Sousa Veloso foi dos primeiros a utilizar som ambiente nas suas reportagens, em vez da habitual música de fundo para acompanhar filmagens de paisagens. O engenheiro incutiu ao programa um cunho muito pessoal: ele era o autor-produtor-realizador-montador-apresentador do TV Rural. Escolhia os temas, os locais, as pessoas a contactar. Foi dos últimos a trabalhar com filme na 5 de Outubro, preferindo a bobine às pequenas cassetes.

Pioneiro do jornalismo especializado na televisão portuguesa, o TV Rural sobreviveu estoicamente à mudança de regime, especialmente por o seu protagonista se recusar a tomar posições políticas. O programa fazia parte de um grupo de intercâmbio coordenado pela UER - União Europeia de Radiodifusão e denominado Magazine Agrícola Internacional, que lhe permitia receber peças de outras televisões europeias sobre a realidade agrária desses países. Ao mesmo tempo, essas emissoras recebiam as emissões de Sousa Veloso - a RTP chegou a ser a que mais contribuía para o arquivo do grupo.

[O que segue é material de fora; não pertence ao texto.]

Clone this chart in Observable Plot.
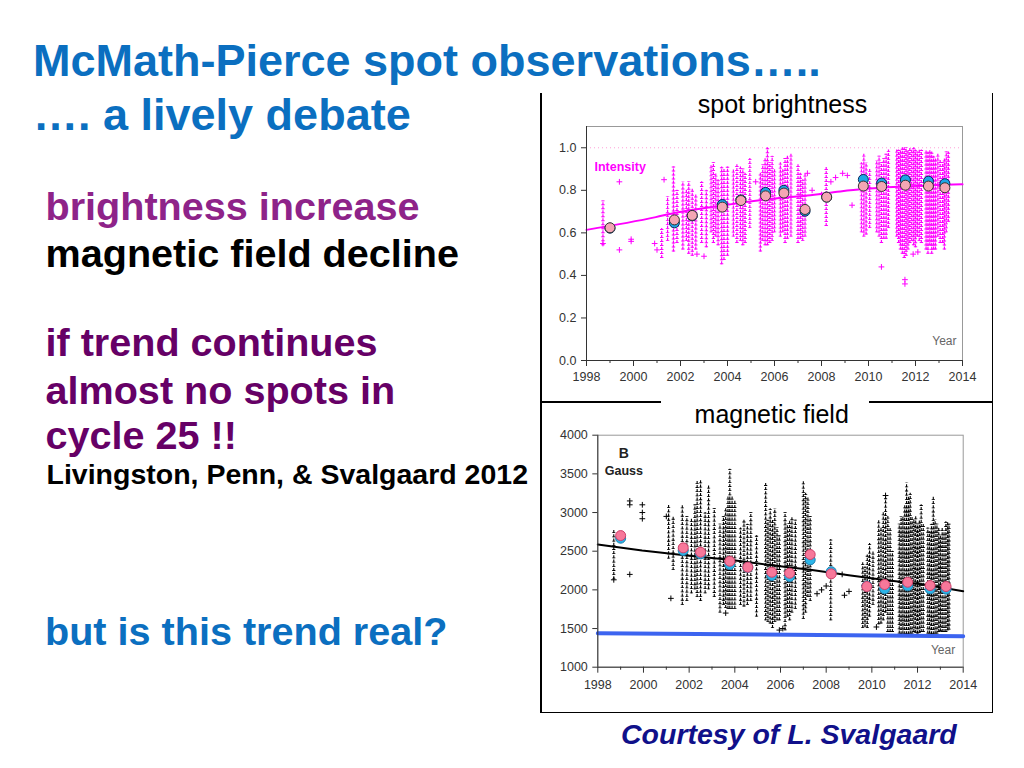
<!DOCTYPE html>
<html><head><meta charset="utf-8">
<script src="https://cdn.jsdelivr.net/npm/d3@7"></script>
<script src="https://cdn.jsdelivr.net/npm/@observablehq/plot@0.6"></script>
<style>
body{margin:0;background:#fff;}
#page{position:relative;width:1024px;height:768px;overflow:hidden;font-family:"Liberation Sans",Arial,sans-serif;background:#fff;}
.t{position:absolute;white-space:nowrap;font-weight:bold;line-height:1;}
.big{font-size:39.6px;height:40px;}
.ln{position:absolute;background:#000;}
.chart{position:absolute;}
.ct{position:absolute;white-space:nowrap;font-size:25px;line-height:1;height:25px;color:#000;transform:translateX(-50%);}
</style></head><body><div id="page">
<div class="t" style="left:33px;top:37.9px;font-size:45px;color:#0B6FC0;">McMath-Pierce spot observations…..</div>
<div class="t" style="left:33px;top:91.9px;font-size:45px;color:#0B6FC0;">…. a lively debate</div>
<div class="t big" style="left:45.5px;top:187.2px;color:#8E2389;">brightness increase</div>
<div class="t big" style="left:45.5px;top:233.8px;color:#000;">magnetic field decline</div>
<div class="t big" style="left:45.5px;top:323.2px;color:#660066;">if trend continues</div>
<div class="t big" style="left:45.5px;top:370.5px;color:#660066;">almost no spots in</div>
<div class="t big" style="left:45.5px;top:415.8px;color:#660066;">cycle 25 !!</div>
<div class="t" style="left:46.5px;top:459.9px;font-size:28.5px;color:#000;">Livingston, Penn, &amp; Svalgaard 2012</div>
<div class="t big" style="left:45px;top:611.5px;color:#0B6FC0;">but is this trend real?</div>
<div class="t" style="left:621px;top:719.8px;font-size:28.5px;font-style:italic;color:#10108A;">Courtesy of L. Svalgaard</div>

<div class="ln" style="left:540px;top:93px;width:1.5px;height:620px;"></div>
<div class="ln" style="left:991.5px;top:93px;width:1.5px;height:620px;"></div>
<div class="ln" style="left:540px;top:711.5px;width:453px;height:1.5px;"></div>
<div class="ln" style="left:540px;top:401px;width:121px;height:1.5px;"></div>
<div class="ln" style="left:869px;top:401px;width:124px;height:1.5px;"></div>

<div class="ct" style="left:782.5px;top:92px;">spot brightness</div>
<div class="ct" style="left:771.7px;top:402.3px;">magnetic field</div>

<div id="top" class="chart" style="left:540.7px;top:93px;"></div>
<div id="bot" class="chart" style="left:541px;top:404px;"></div>
</div>
<script>
// ---- shared axis data ----
const yearTicks = [1998, 2000, 2002, 2004, 2006, 2008, 2010, 2012, 2014];
const minorYears = [1999, 2001, 2003, 2005, 2007, 2009, 2011, 2013];
const brightTicks = [0, 0.2, 0.4, 0.6, 0.8, 1.0];
const fieldTicks = [1000, 1500, 2000, 2500, 3000, 3500, 4000];

// ---- yearly averages (circles) ----
const epochYears = [1999.0, 2001.74, 2002.5, 2003.78, 2004.57, 2005.62, 2006.4, 2007.3, 2008.22, 2009.78, 2010.56, 2011.57, 2012.55, 2013.25];
const brightPink = [0.624, 0.661, 0.682, 0.721, 0.752, 0.774, 0.787, 0.710, 0.768, 0.820, 0.818, 0.824, 0.820, 0.812];
const brightBlue = [0.622, 0.647, 0.680, 0.733, 0.755, 0.790, 0.800, 0.702, 0.768, 0.851, 0.834, 0.849, 0.843, 0.831];
const fieldPink = [2702, 2543, 2487, 2370, 2293, 2228, 2215, 2457, 2207, 2043, 2069, 2099, 2056, 2043];
const fieldBlue = [2668, 2508, 2465, 2328, 2290, 2185, 2172, 2388, 2235, 2050, 2013, 2052, 2013, 2009];

// ---- trend lines ----
const brightTrendX = [1998, 2000.95, 2001.73, 2003.79, 2005.65, 2007.4, 2008.8, 2009.77, 2011.6, 2014];
const brightTrendY = [0.614, 0.674, 0.693, 0.729, 0.757, 0.776, 0.795, 0.806, 0.818, 0.828];
const fieldTrendX = [1998, 1999.94, 2001.9, 2003.77, 2005.7, 2007.3, 2009.07, 2010.57, 2012.28, 2014];
const fieldTrendY = [2586, 2508, 2444, 2388, 2315, 2259, 2185, 2129, 2069, 1983];
const thresholdX = [1998, 2014];
const thresholdY = [1440, 1400];

// ---- observation columns: [year, low, high] ----
const brightColumns = [
 [1998.7,0.54,0.75],[2001.2,0.48,0.62],[2001.45,0.56,0.77],[2001.7,0.51,0.91],[2001.85,0.55,0.80],
 [2002.1,0.52,0.84],[2002.25,0.56,0.80],[2002.35,0.50,0.84],[2002.5,0.49,0.81],[2002.65,0.52,0.78],[2002.9,0.55,0.84],
 [2003.1,0.53,0.80],[2003.3,0.60,0.92],[2003.4,0.55,0.93],[2003.5,0.58,0.88],[2003.6,0.54,0.85],[2003.75,0.45,0.91],
 [2003.85,0.47,0.90],[2004.0,0.49,0.91],[2004.25,0.58,0.90],[2004.4,0.55,0.92],[2004.55,0.56,0.91],
 [2004.65,0.54,0.90],[2004.75,0.55,0.88],[2004.95,0.62,0.95],[2005.4,0.51,0.88],[2005.5,0.56,0.92],[2005.6,0.54,0.95],[2005.7,0.54,1.0],
 [2005.8,0.55,0.93],[2005.9,0.56,0.96],[2006.0,0.60,0.90],[2006.25,0.58,0.93],[2006.35,0.60,0.90],[2006.45,0.55,0.95],[2006.55,0.57,0.96],
 [2006.7,0.58,0.97],[2007.0,0.55,0.92],[2007.1,0.57,0.88],[2007.2,0.56,0.85],[2007.3,0.58,0.88],[2008.2,0.63,0.91],
 [2009.7,0.60,0.93],[2009.8,0.58,0.97],[2009.9,0.59,0.93],[2010.05,0.62,0.90],[2010.35,0.60,0.94],[2010.45,0.58,0.96],[2010.55,0.55,0.93],
 [2010.65,0.57,0.95],[2010.75,0.57,0.97],[2010.85,0.62,0.99],[2011.2,0.58,0.99],[2011.28,0.55,0.99],[2011.36,0.52,0.99],[2011.44,0.50,1.0],
 [2011.52,0.48,1.0],[2011.6,0.49,1.0],[2011.68,0.52,0.99],[2011.76,0.55,1.0],[2011.84,0.56,0.99],[2011.92,0.54,1.0],
 [2012.0,0.53,0.99],[2012.08,0.58,0.98],[2012.16,0.56,0.99],[2012.25,0.55,0.99],[2012.45,0.52,0.99],[2012.53,0.50,0.98],
 [2012.61,0.54,0.99],[2012.69,0.50,0.98],[2012.77,0.52,0.96],[2012.85,0.52,0.95],[2012.95,0.58,0.97],[2013.05,0.55,0.94],
 [2013.15,0.55,0.93],[2013.23,0.52,0.95],[2013.31,0.60,0.98],[2013.4,0.65,0.98]
];
const brightPoints = [
 [1998.7,0.55],[1999.4,0.84],[1999.4,0.52],[1999.9,0.57],[1999.9,0.56],[2001.3,0.85],[2000.9,0.55],
 [2001.0,0.52],[2008.6,0.86],[2008.9,0.88],[2009.1,0.87],[2007.4,0.88],[2010.55,0.44],[2011.55,0.36],
 [2011.55,0.38],[2009.3,0.73],[2008.0,0.78],[2011.9,0.50],[2003.0,0.49],[2002.7,0.50],[2007.6,0.80],
 [2008.4,0.84],[2005.2,0.84],[2012.1,0.51]
];
const fieldColumns = [
 [1998.7,2130,2780],[2001.1,2400,3100],[2001.3,2250,2950],[2001.7,1800,3100],[2001.9,1850,2950],
 [2002.1,1950,2920],[2002.25,2000,3100],[2002.35,1900,3400],[2002.5,1850,3420],[2002.7,1950,3000],[2002.85,2000,3350],
 [2003.1,1900,3050],[2003.35,1700,2850],[2003.5,1800,2950],[2003.6,1760,3050],[2003.7,1750,3200],[2003.78,1750,3560],
 [2003.88,1750,3200],[2004.0,1750,3150],[2004.25,1800,2800],[2004.4,1780,2900],[2004.55,1800,2850],
 [2004.7,1850,3000],[2004.95,1650,2700],[2005.35,1600,3380],[2005.45,1580,2900],[2005.55,1560,3050],[2005.65,1500,2900],
 [2005.75,1580,3050],[2005.85,1600,2800],[2005.95,1600,2700],[2006.2,1470,3000],[2006.3,1650,2850],[2006.4,1600,2900],[2006.5,1700,2950],
 [2006.65,1750,2900],[2007.0,1620,3400],[2007.1,1700,3250],[2007.2,1900,3200],[2007.3,1850,2950],[2008.2,1600,2650],
 [2009.6,1500,2350],[2009.7,1520,2300],[2009.8,1500,2450],[2009.9,1650,2600],[2010.05,1800,2500],[2010.3,1550,2900],
 [2010.4,1560,2800],[2010.5,1600,3000],[2010.6,1700,3220],[2010.7,1450,2950],[2010.8,1450,2800],[2010.9,1450,2500],[2011.2,1430,2850],
 [2011.28,1420,2950],[2011.36,1430,2950],[2011.44,1420,3100],[2011.52,1420,3380],[2011.6,1420,3200],[2011.68,1430,3250],
 [2011.76,1430,2950],[2011.84,1450,2900],[2011.92,1440,2950],[2012.0,1430,2850],[2012.08,1440,2900],[2012.16,1450,3100],[2012.25,1450,2850],
 [2012.45,1430,2800],[2012.53,1430,2750],[2012.61,1420,2850],[2012.69,1420,3200],[2012.77,1430,2900],[2012.85,1430,2850],[2012.93,1450,2800],
 [2013.0,1460,2700],[2013.08,1450,2800],[2013.16,1450,2750],[2013.24,1450,2880],[2013.32,1470,2880],[2013.38,1480,2850]
];
const fieldPoints = [
 [1999.4,3150],[1999.4,3100],[1999.4,2200],[1999.95,3100],[1999.95,3000],[1999.95,2920],[1998.7,2130],
 [2001.2,1890],[2001.0,2950],[2003.6,1700],[2007.6,1950],[2007.8,2000],[2008.7,2200],[2008.8,1930],
 [2009.0,1980],[2008.0,2050],[2005.95,1480],[2010.2,1520],[2010.6,3220],[2006.1,1500]
];

// ---- build tables ----
const zip = (xs, ys) => xs.map((x, i) => ({x, y: ys[i]}));
const cols = a => a.map(([x, lo, hi]) => ({x, lo, hi}));
const pts = a => a.map(([x, y]) => ({x, y}));

const style = {fontFamily: "'Liberation Sans', Arial, sans-serif", fontSize: "12.5px", color: "#333", background: "transparent", overflow: "visible"};

const topChart = Plot.plot({
  width: 450, height: 305, marginLeft: 45, marginRight: 29, marginTop: 33, marginBottom: 38,
  x: {domain: [1998, 2014]}, y: {domain: [0, 1.1]}, style,
  marks: [
    Plot.frame({stroke: "#999"}),
    Plot.ruleY([1.0], {stroke: "#FF9FD8", strokeDasharray: "1,3"}),
    Plot.ruleX(cols(brightColumns), {x: "x", y1: "lo", y2: "hi", stroke: "#FF00FF", strokeWidth: 1.2, strokeDasharray: "3,1"}),
    Plot.ruleX(cols(brightColumns), {x: "x", y1: "lo", y2: "hi", stroke: "#FF00FF", strokeWidth: 3.4, strokeDasharray: "0.9,3.1"}),
    Plot.dot(pts(brightPoints), {x: "x", y: "y", symbol: "plus", r: 2, stroke: "#FF00FF", strokeWidth: 1}),
    Plot.line(zip(brightTrendX, brightTrendY), {x: "x", y: "y", stroke: "#FF00FF", strokeWidth: 2, curve: "monotone-x"}),
    Plot.dot(zip(epochYears, brightBlue), {x: "x", y: "y", r: 5, fill: "#1EA6E6", stroke: "#0A2A5A", strokeWidth: 1}),
    Plot.dot(zip(epochYears, brightPink), {x: "x", y: "y", r: 5, fill: "#F4A6B4", stroke: "#333", strokeWidth: 1}),
    Plot.axisX({ticks: yearTicks, tickSize: 6, tickPadding: 6, tickFormat: d => String(d), label: null}),
    Plot.axisX({ticks: minorYears, tickSize: 3, tickFormat: () => "", label: null}),
    Plot.axisY({ticks: brightTicks, tickSize: 5, tickPadding: 5, tickFormat: d => d.toFixed(1), label: null}),
    Plot.ruleX([1998], {stroke: "#333"}),
    Plot.ruleY([0], {stroke: "#333"}),
    Plot.text(["Intensity"], {frameAnchor: "top-left", dx: 8, dy: 36, fill: "#FF00FF", fontWeight: "bold", fontSize: 12.5, textAnchor: "start"}),
    Plot.text(["Year"], {frameAnchor: "bottom-right", dx: -6, dy: -16, fill: "#666", fontSize: 12, textAnchor: "end"})
  ]
});
document.getElementById("top").append(topChart);

const botChart = Plot.plot({
  width: 450, height: 300, marginLeft: 56.3, marginRight: 28.3, marginTop: 30.7, marginBottom: 37.3,
  x: {domain: [1998, 2014]}, y: {domain: [1000, 4000]}, style,
  marks: [
    Plot.frame({stroke: "#999"}),
    Plot.ruleX(cols(fieldColumns), {x: "x", y1: "lo", y2: "hi", stroke: "#000", strokeWidth: 1.1, strokeDasharray: "3,1.2"}),
    Plot.ruleX(cols(fieldColumns), {x: "x", y1: "lo", y2: "hi", stroke: "#000", strokeWidth: 3.2, strokeDasharray: "0.8,3.4"}),
    Plot.dot(pts(fieldPoints), {x: "x", y: "y", symbol: "plus", r: 2, stroke: "#000", strokeWidth: 1}),
    Plot.line(zip(fieldTrendX, fieldTrendY), {x: "x", y: "y", stroke: "#000", strokeWidth: 2}),
    Plot.line(zip(thresholdX, thresholdY), {x: "x", y: "y", stroke: "#3C64F0", strokeWidth: 4}),
    Plot.dot(zip(epochYears, fieldBlue), {x: "x", y: "y", r: 5, fill: "#2CB5E8", stroke: "#1C7FB0", strokeWidth: 1}),
    Plot.dot(zip(epochYears, fieldPink), {x: "x", y: "y", r: 5, fill: "#F7789A", stroke: "#D0406A", strokeWidth: 1}),
    Plot.axisX({ticks: yearTicks, tickSize: 6, tickPadding: 7, tickFormat: d => String(d), label: null}),
    Plot.axisX({ticks: minorYears, tickSize: 3, tickFormat: () => "", label: null}),
    Plot.axisY({ticks: fieldTicks, tickSize: 5, tickPadding: 5, tickFormat: d => String(d), label: null}),
    Plot.ruleX([1998], {stroke: "#333"}),
    Plot.ruleY([1000], {stroke: "#333"}),
    Plot.text(["B"], {frameAnchor: "top-left", dx: 26, dy: 13, fill: "#222", fontWeight: "bold", fontSize: 14, textAnchor: "middle"}),
    Plot.text(["Gauss"], {frameAnchor: "top-left", dx: 7, dy: 31, fill: "#222", fontWeight: "bold", fontSize: 12.5, textAnchor: "start"}),
    Plot.text(["Year"], {frameAnchor: "bottom-right", dx: -8, dy: -13, fill: "#666", fontSize: 12, textAnchor: "end"})
  ]
});
document.getElementById("bot").append(botChart);
</script>
</body></html>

Confusões na Feira de Santarém

Entre uma mão-cheia de peripécias de 31 anos de programa, Sousa Veloso recorda, entre outros, um episódio que teve lugar nos anos 60, quando fazia a locução em estúdio, em directo, sobre uma reportagem cujas imagens recolhera na Feira Nacional de Agricultura, em Santarém. No certame participava o então Presidente, Américo Thomaz, e uma série de outras individualidades, que estavam a assistir a um desfile de tractores, alfaias agrícolas e animais. A dada altura, Sousa Veloso anuncia, em voz "off": "Reparem, senhores espectadores, neste avantajado bovino de raça charolesa." Mas a imagem que estava nesse momento no ar já não era a do bovino, mas a do mais alto responsável da nação...

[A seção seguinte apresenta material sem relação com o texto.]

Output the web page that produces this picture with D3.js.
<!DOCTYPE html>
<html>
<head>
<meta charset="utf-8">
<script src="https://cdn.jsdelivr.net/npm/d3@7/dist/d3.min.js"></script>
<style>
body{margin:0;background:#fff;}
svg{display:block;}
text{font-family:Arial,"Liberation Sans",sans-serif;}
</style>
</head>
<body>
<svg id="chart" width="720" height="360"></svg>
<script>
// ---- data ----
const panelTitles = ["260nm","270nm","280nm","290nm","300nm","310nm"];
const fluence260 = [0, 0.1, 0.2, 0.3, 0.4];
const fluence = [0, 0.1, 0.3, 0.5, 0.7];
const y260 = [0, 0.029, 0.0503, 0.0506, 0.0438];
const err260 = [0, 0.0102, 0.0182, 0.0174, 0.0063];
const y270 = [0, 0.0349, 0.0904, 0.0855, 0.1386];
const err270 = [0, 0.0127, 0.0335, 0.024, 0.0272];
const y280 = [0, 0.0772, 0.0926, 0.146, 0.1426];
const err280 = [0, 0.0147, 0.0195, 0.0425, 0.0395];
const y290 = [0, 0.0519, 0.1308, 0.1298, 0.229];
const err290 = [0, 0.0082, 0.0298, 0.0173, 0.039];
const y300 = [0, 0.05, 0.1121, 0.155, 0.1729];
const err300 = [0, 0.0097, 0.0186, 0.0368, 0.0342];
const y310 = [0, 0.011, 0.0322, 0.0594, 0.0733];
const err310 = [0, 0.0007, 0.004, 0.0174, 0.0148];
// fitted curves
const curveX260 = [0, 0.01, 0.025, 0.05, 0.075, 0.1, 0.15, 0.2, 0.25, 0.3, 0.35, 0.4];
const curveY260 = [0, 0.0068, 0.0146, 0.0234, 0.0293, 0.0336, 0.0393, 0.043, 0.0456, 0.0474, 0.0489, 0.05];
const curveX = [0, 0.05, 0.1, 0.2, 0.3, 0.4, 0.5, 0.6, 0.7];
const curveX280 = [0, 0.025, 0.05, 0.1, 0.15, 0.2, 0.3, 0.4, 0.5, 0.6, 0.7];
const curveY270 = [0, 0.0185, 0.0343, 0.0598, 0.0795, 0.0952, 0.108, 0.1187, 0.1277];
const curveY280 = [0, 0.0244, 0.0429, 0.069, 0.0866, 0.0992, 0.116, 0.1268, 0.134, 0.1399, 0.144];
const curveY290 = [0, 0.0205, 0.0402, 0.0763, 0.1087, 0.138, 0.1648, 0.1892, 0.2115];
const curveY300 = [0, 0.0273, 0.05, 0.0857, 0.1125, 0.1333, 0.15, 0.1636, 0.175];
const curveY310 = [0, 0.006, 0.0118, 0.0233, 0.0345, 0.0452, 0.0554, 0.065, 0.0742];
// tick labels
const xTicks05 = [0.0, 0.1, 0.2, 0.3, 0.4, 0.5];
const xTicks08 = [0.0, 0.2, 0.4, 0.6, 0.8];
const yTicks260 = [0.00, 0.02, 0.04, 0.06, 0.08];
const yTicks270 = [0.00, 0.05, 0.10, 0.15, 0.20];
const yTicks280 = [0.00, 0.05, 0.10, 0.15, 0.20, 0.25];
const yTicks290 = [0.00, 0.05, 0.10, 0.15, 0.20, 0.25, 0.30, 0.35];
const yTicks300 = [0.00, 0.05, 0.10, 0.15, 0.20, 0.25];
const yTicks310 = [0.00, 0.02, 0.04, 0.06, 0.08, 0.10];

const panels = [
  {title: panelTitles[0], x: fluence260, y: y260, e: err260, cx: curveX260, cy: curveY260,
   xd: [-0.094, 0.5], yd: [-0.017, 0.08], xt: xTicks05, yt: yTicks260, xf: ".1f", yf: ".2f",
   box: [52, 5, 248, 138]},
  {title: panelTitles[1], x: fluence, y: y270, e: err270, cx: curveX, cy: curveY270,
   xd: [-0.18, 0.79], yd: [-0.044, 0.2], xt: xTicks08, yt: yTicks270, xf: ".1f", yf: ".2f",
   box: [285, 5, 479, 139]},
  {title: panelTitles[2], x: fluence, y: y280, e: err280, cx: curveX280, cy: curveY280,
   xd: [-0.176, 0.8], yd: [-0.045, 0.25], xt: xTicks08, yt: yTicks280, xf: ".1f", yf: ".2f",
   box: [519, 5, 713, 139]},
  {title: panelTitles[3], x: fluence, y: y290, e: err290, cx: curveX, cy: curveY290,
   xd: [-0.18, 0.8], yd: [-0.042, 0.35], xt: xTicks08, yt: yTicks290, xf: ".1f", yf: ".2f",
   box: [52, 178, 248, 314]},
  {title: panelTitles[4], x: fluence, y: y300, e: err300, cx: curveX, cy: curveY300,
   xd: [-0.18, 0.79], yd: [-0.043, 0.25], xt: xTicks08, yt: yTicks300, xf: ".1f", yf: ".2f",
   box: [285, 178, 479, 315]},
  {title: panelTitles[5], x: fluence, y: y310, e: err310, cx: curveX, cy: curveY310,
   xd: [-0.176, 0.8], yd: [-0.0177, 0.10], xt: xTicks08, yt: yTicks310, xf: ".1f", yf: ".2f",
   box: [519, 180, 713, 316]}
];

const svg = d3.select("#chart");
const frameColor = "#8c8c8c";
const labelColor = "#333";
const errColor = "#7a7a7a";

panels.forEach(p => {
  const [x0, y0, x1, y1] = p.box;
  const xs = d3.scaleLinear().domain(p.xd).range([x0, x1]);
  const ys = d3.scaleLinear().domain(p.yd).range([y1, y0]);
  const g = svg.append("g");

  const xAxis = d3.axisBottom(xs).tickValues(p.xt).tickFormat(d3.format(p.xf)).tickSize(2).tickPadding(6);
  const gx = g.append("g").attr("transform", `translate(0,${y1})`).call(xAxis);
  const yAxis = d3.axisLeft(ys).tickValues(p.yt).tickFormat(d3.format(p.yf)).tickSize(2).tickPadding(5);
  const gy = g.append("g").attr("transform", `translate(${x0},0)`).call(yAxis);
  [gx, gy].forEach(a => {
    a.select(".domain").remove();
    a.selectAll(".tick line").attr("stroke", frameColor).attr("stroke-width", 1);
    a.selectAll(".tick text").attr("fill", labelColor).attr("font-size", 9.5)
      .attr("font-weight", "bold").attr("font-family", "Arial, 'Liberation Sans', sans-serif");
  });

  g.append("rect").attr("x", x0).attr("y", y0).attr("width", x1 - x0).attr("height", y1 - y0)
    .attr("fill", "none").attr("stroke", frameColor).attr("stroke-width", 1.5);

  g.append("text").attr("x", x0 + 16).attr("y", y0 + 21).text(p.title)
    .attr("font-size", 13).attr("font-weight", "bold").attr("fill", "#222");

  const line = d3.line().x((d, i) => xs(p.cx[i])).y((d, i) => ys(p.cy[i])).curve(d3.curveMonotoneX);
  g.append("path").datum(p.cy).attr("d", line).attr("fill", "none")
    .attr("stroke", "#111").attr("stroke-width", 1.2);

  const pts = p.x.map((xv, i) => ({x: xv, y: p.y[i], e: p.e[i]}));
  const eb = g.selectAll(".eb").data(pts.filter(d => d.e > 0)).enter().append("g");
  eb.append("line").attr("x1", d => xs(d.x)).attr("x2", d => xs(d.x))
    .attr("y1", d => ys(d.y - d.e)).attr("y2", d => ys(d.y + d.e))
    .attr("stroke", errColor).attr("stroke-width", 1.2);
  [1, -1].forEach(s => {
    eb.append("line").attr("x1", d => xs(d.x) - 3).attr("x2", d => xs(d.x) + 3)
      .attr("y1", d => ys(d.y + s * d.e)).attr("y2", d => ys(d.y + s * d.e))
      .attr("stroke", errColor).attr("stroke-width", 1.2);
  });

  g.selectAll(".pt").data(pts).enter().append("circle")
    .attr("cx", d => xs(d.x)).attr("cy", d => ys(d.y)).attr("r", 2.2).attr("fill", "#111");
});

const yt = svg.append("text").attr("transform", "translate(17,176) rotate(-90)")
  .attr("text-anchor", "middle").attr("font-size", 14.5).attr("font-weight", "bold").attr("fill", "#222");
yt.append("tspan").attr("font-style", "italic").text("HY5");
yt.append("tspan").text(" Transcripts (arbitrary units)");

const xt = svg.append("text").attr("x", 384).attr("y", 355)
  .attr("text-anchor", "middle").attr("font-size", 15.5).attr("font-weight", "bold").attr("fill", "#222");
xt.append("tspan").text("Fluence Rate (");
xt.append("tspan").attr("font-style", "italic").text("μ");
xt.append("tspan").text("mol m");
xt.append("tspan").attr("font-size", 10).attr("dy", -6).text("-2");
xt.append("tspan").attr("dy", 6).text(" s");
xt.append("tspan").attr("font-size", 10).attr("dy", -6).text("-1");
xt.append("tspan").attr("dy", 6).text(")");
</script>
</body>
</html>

O TV Rural "começou por ser emitido em horário nobre, às 20h de domingo, mas com o passar dos anos - e o aumento das horas de programação, a par com a multiplicação de programas - foi subindo na grelha, primeiro para as 19h, depois para o princípio da tarde, onde se manteve durante vários anos". Em seguida passou nas manhãs de domingo e, já nos derradeiros meses, era emitido às 9h de sábado. Sousa Veloso diz nunca ter sido avisado das últimas mudanças de horário que, percebeu então, eram o sinal da vontade de extinguir o programa. Foi o que aconteceu na "rentrée" de 1990.

No seu lugar surgiu À Mão de Semear, apresentado por Abraão Veloso, um engenheiro electrotécnico do Porto, cujo objecto era o mesmo do TV Rural, mas que acabou por ser sol de pouca dura. Pediram a Sousa Veloso que continuasse ligado à produção do novo programa, mas o engenheiro recusou, afirmando sentir-se "moralmente impedido de o fazer".

Na última emissão do TV Rural, Sousa Veloso leu o poema "Adeus à Tapada", do poeta guineense Amílcar Cabral - seu amigo chegado -, em homenagem ao Instituto Superior de Agronomia. Dirigiu-se aos "amigos de todos os cantos de Portugal" e, em vez do "até ao próximo programa", preferiu um "até sempre!".